What to produce ->
Nothing outside the range from the line with "Write a Python" to the line with "import pandas as pd" belongs in the copy, and no pictures do either; repeat that range exactly.

[Records from a data collection]
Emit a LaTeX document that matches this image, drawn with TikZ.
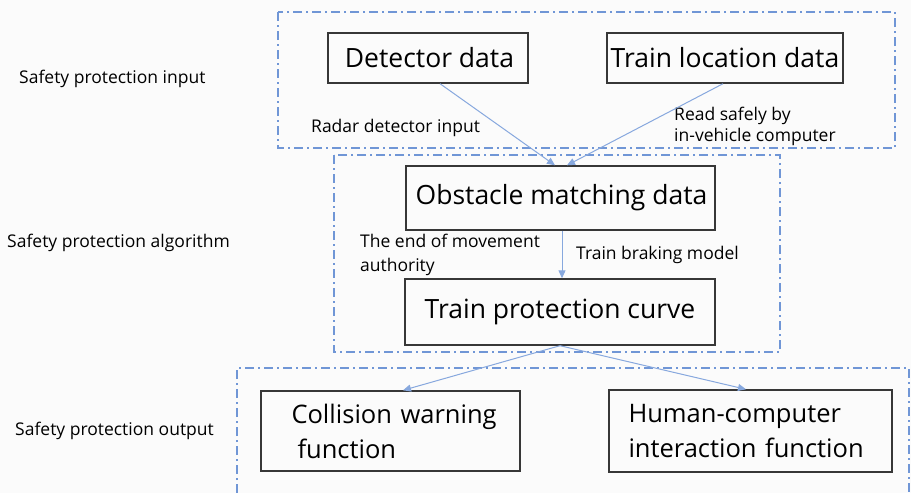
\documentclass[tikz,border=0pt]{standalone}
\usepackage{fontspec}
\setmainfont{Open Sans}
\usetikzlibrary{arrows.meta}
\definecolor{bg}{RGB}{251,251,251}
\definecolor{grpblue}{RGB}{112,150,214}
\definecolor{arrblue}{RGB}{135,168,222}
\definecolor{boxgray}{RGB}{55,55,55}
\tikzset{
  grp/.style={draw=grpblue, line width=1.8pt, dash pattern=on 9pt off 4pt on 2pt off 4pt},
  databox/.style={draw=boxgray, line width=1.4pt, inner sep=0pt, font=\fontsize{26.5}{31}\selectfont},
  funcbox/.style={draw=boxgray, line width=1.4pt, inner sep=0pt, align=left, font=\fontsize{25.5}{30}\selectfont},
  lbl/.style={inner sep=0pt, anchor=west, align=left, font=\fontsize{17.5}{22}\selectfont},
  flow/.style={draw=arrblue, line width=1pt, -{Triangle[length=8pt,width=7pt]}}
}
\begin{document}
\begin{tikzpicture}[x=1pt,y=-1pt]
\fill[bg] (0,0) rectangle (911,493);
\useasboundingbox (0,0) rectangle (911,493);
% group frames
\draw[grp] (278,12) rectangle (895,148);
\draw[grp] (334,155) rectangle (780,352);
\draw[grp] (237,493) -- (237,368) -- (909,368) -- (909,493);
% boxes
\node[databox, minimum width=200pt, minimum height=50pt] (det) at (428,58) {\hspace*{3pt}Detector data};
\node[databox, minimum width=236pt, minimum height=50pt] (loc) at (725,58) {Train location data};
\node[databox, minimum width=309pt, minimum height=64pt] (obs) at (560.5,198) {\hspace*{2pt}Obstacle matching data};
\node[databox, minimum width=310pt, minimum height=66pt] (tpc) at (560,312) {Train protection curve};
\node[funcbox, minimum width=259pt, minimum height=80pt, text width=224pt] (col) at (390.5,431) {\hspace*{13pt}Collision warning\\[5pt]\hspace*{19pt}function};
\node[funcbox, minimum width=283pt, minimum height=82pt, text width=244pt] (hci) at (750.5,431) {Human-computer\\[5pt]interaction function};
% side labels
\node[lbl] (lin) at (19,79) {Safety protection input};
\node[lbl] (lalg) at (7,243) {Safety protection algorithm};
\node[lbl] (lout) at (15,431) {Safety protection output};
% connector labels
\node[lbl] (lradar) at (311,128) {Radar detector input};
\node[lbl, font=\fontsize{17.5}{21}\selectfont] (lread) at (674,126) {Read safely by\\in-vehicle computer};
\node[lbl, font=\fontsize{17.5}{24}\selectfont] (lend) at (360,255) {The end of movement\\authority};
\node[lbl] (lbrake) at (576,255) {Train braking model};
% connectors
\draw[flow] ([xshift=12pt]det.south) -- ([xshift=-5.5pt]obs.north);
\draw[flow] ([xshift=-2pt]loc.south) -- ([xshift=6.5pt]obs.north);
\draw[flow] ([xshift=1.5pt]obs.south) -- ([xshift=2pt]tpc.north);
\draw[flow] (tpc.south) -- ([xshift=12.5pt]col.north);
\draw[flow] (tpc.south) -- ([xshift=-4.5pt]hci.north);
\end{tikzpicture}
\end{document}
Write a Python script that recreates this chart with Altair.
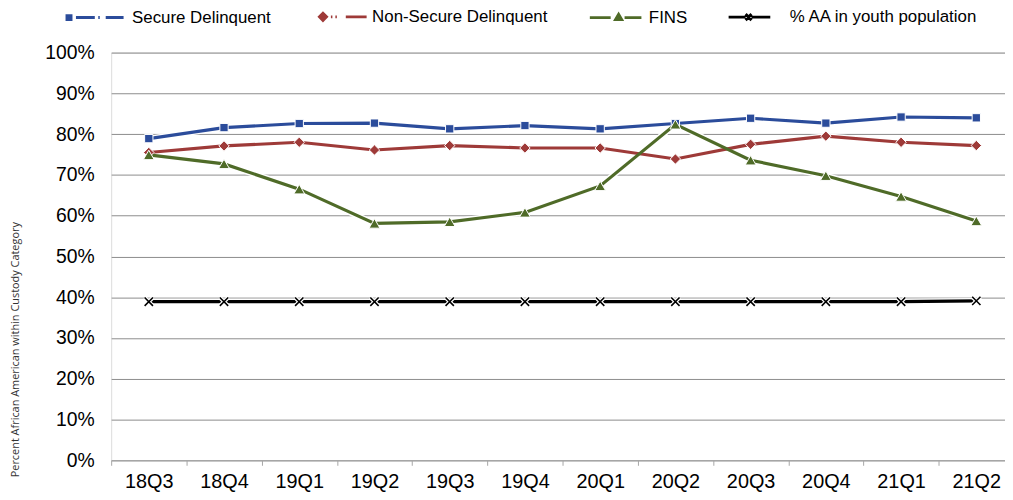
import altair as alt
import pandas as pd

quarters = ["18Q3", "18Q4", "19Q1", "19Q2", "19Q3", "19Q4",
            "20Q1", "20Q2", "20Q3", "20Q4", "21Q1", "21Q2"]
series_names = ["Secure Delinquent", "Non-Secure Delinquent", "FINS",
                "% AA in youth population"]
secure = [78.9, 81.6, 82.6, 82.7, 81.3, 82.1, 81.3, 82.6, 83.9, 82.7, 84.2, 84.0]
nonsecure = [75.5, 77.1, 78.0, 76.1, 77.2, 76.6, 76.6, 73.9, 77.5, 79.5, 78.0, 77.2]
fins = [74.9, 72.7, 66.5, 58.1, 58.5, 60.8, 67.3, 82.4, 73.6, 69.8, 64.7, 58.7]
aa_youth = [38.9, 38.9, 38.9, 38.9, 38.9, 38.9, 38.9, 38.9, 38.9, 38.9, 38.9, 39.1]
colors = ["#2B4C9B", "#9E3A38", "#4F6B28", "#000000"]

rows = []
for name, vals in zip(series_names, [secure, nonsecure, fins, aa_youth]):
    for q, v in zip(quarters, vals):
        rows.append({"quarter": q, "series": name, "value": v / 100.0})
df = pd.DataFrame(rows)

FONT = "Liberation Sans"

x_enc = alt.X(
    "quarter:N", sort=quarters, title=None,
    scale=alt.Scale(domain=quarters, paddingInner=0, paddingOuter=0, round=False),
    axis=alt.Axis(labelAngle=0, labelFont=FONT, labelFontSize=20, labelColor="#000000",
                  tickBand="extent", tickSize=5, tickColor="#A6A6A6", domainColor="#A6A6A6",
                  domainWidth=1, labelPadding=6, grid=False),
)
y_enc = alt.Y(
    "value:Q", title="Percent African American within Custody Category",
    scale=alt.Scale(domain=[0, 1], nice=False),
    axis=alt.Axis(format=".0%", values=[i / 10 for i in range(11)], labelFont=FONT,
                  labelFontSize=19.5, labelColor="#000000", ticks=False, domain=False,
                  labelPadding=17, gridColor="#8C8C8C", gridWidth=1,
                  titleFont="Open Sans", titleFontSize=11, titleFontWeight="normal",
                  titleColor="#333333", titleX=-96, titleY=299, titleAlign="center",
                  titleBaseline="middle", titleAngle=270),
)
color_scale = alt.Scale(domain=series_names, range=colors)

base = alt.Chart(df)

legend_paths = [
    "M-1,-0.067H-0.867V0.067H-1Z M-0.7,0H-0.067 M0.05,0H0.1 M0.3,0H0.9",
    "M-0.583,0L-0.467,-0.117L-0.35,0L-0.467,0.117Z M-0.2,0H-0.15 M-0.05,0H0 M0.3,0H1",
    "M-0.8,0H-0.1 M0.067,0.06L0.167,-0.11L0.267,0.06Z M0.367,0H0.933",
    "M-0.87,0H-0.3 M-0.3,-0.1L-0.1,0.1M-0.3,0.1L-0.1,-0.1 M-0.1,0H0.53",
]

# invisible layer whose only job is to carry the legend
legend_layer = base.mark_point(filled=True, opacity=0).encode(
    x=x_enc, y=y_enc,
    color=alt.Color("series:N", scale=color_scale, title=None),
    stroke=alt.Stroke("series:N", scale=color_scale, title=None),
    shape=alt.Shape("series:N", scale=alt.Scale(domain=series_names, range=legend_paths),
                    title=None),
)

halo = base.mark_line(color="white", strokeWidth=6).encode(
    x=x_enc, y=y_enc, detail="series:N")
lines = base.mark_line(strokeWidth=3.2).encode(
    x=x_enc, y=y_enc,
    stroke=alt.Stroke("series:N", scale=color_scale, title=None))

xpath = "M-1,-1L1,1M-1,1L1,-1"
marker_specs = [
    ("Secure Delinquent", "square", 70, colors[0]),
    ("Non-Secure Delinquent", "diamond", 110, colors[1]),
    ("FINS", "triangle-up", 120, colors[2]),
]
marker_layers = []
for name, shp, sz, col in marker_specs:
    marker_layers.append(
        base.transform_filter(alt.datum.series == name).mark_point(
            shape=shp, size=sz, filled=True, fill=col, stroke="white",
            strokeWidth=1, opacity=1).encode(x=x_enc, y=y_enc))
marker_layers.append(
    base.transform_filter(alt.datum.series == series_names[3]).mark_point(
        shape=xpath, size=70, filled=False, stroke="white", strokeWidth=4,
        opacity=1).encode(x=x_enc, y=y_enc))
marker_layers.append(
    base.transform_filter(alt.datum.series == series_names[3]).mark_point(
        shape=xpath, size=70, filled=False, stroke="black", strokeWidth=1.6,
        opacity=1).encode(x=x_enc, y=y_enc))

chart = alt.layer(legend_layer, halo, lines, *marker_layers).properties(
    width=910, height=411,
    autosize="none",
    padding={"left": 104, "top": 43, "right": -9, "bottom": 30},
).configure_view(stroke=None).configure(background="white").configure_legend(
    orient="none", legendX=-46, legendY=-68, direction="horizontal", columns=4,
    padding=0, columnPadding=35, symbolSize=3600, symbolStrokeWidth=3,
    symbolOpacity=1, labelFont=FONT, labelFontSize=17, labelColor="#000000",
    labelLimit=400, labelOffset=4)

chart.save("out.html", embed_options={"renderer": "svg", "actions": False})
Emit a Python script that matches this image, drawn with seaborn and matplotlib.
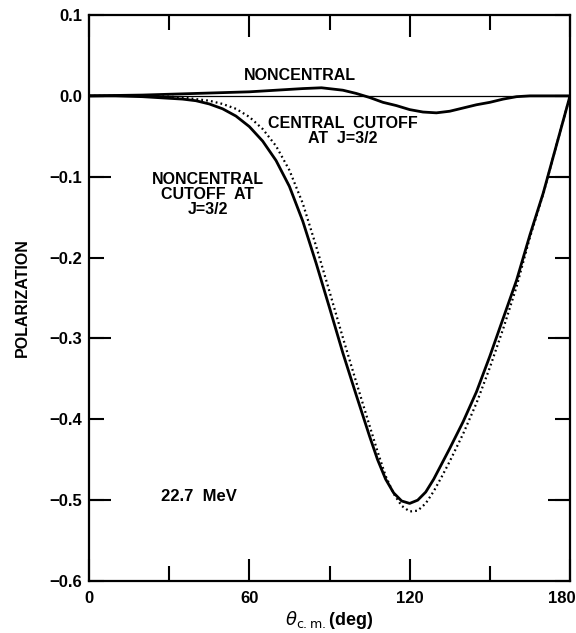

Exercise solution ->
Write a Python script that recreates this chart with Altair.
import altair as alt
import pandas as pd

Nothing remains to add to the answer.